In his opening address on Sunday evening, CCA Board of Governors Chair Hugh Avery said that Canada now holds the No. 1 position internationally in the three curling disciplines – men’s, women’s and wheelchair – something no other country has done in any sport previously, although he warned that being on top doesn’t mean sitting back.
“There’s always room for growth and innovation for curlers, coaches and the sport’s administrators,” he said.
And that’s exactly what the National Curling Summit addressed in its sessions, as presenters and participants discussed the challenges of maintaining Canada’s position on the world stage while developing a strong grassroots and competitive curling culture at home.
In an inspiring keynote address, Anne Merklinger, former Scotties finalist and multi-discipline athlete who now guides Canada’s Olympic and Paralympic athletes as CEO of Own the Podium, said that the CCA’s program for developing winners is a model for other Canadian sports organizations, but in fact the job isn’t finished.
“We are not satisfied,” said Merklinger about Canada’s fourth-place finish in the medal standings in Sochi. “We are driven by the relentless pursuit of excellence.”
While Merklinger addressed the elite levels of curling in Canada, presenters Richard Norman, an organizational strategist, and Dr. Heather Mair, Associate Professor of Recreation and Leisure Studies at the University of Waterloo, challenged participants to look at the grassroots level and ask “What if…?” and ponder what changes are needed in strategy and outlook to attract new curlers to the sport.
Change was also the theme of the presentation by Rob Krepps (Head Coach of the CCA’s National Training Centre at the University of Alberta’s Saville Centre in Edmonton), who introduced the possibility of hiring curling club professionals to deliver instruction instead of relying on the traditional volunteer model.
“Having someone with expertise and credibility is a customer service issue that makes sense financially,” said Krepps, stressing that in the long run, this is how to retain members as well.
Monday afternoon also saw two lively panel discussions, the first of which tackled the question “Why aren’t we cool?” Addressing some of the challenges of appealing to new curlers, panelists and participants shared ideas on how to make curling more relevant and available.
A second panel discussion explored the trend of dwindling entries in competitive events, which don’t seem to be as well-attended or well-supported as they were previously, said CCA Director, High Performance, Gerry Peckham. Is the success of elite teams driving other competitors away?
Curlers Nolan Thiessen and Amber Holland joined Curlingzone’s Gerry Geurts, Own the Podium’s Merklinger and several others to share insights into the competitive experience and suggest ways to provide competitive opportunities to keep the sport vibrant.
Monday’s program also included a trade show and exhibition showcasing innovative curling products and services.

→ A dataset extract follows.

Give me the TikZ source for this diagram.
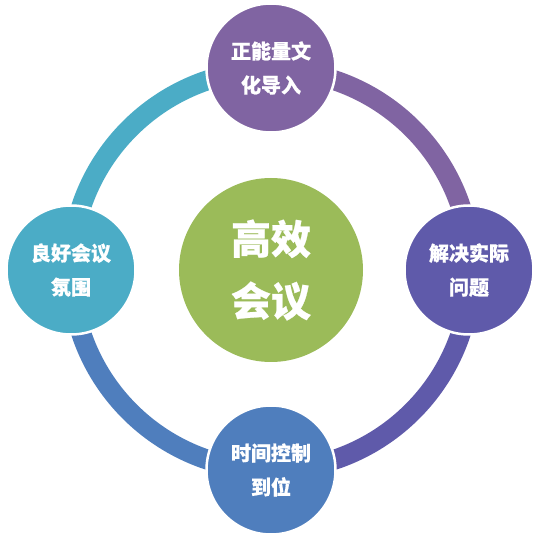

Continuing on Tuesday, sessions addressed the Long Term Athlete Development model with Curl Atlantic’s Helen Radford; how to ensure the best ice conditions with CCA’s National Ice Technician Jamie Bourassa and Canada Curling Stone’s Fred Veale; as well as topics such as how to take curling into schools, how to embrace social media in promoting the sport, how to build capacity in curling clubs, and the most effective way to market – and make money from – curling.
One of the highlights of the Summit took place at Tuesday’s luncheon, when participants were treated to a look back at curling successes in Sochi with the athletes, as well as Canadian Olympic Curling Team Leader Paul Webster and Canadian Paralympic Curling Team Leader Wendy Morgan. A closing keynote from Stewart Johnston, President of TSN, was followed by the CCA Hall of Fame and Awards Gala.
While the sessions wrapped up on Tuesday, the action continues Wednesday with more than 100 participants heading out to the Thundering Waters Golf Club for the inaugural Swing and Sweep Golf Tournament, presented by Pinty’s, in support of the CCA’s For the Love of Curling program. Olympians Jacobs, Fry, Officer, Lawes and Richard Hart (Nagano 1998), as well as 2014 Tim Hortons Brier champion Nolan Thiessen and former Scotties and world champion, Marilyn Bodogh, were set to join participants on the course.
The first CCA National Curling Summit was designed to stimulate conversation about important issues affecting curling, now and in the future, with a goal of growing the sport in all communities across Canada.
“I was extremely impressed with how open people were to new concepts,” said presenter Krepps afterwards. “And, regardless of their club or association affiliation, it was clear to me that everyone’s overriding priority was the long-term well-being of our sport.”